“Kita hanya mengakui adanya kekuatan itu ya, hanya Tuhan Allah itu tiada lainnya. Tauhid itu ajaran yang pertama dan itulah yang pertama kali diajarkan oleh Nabi,” ucap Arief.
Ia mengungkapkan egalitarianism dalam Islamsemua berada di strata yang sama. Allah tidak memandang manusia dari sudut pandang sosial maupun materi, kecuali tingkat iman ketakwaannya. Sehingga, Islam tidak membedakan antara satu suku dengan suku yang lain.
Salah satu implikasi atau salah satu model ajaran yang egaliter dari Islam itu terwujud dalam Ibadah Haji.
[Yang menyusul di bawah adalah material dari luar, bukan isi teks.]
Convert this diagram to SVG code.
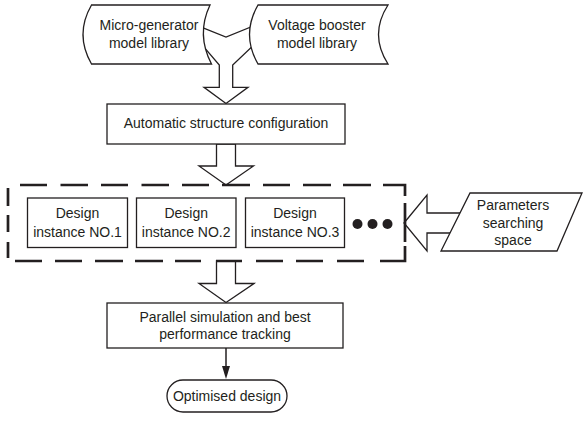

Dalam menunaikan Ibadah Haji, setiap individu dituntut untuk melepaskan semua atribut yang dimiliki, apakah dia orang Indonesia, apakah dia orang Arab Saudi, atau dia orang Afghanistan. Semua dianggap sama.
“Jadi dia melepaskan itu dengan hanya semata-mata menggunakan identitas yang sama (pakaian ihram),” kata Arief
Yang ketiga, lanjut Arief adalah keadilan sosial. Islam sangat mementingkan keadilan sosial. Oleh karena itu, dalam Islam terdapat anjuran wajib dan sunnah (volunteer) dalam bersedekah. Hal ini dimaksudkan sebagai bentuk pemerataan atau sama rasa sebagai kesatuan umat Islam.
“Kalau yang berbagi sifatnya wajib, itu zakat. Kalau yang volunteer kan infaq. Makanya itu dilakukan karena keadilan sosial itu penting dalam Islam. Dalam bagian dari perayaan haji, contoh yang sederhana, yaitu berbagi hewan daging kurban,” jelas Arief.
Menurut Arief, kesempatan haji, khususnya dalam kewajiban wukuf di Arafah, merupakan momen penting untuk para jamaah haji melakukan tafakur atau intropeksi diri. Oleh karena itu, setelah Ibadah Haji, para jamaah diharapkan menjadi haji yang mabrur, yang berarti lebih baik dari sebelumnya.
“Wukuf itu kan artinya berhenti ya. Berhenti, bertafakur, merenung tentang hidup, tentang diri, tentang apa yang bisa dilakukan dan seterusnya,” pungkas Arief.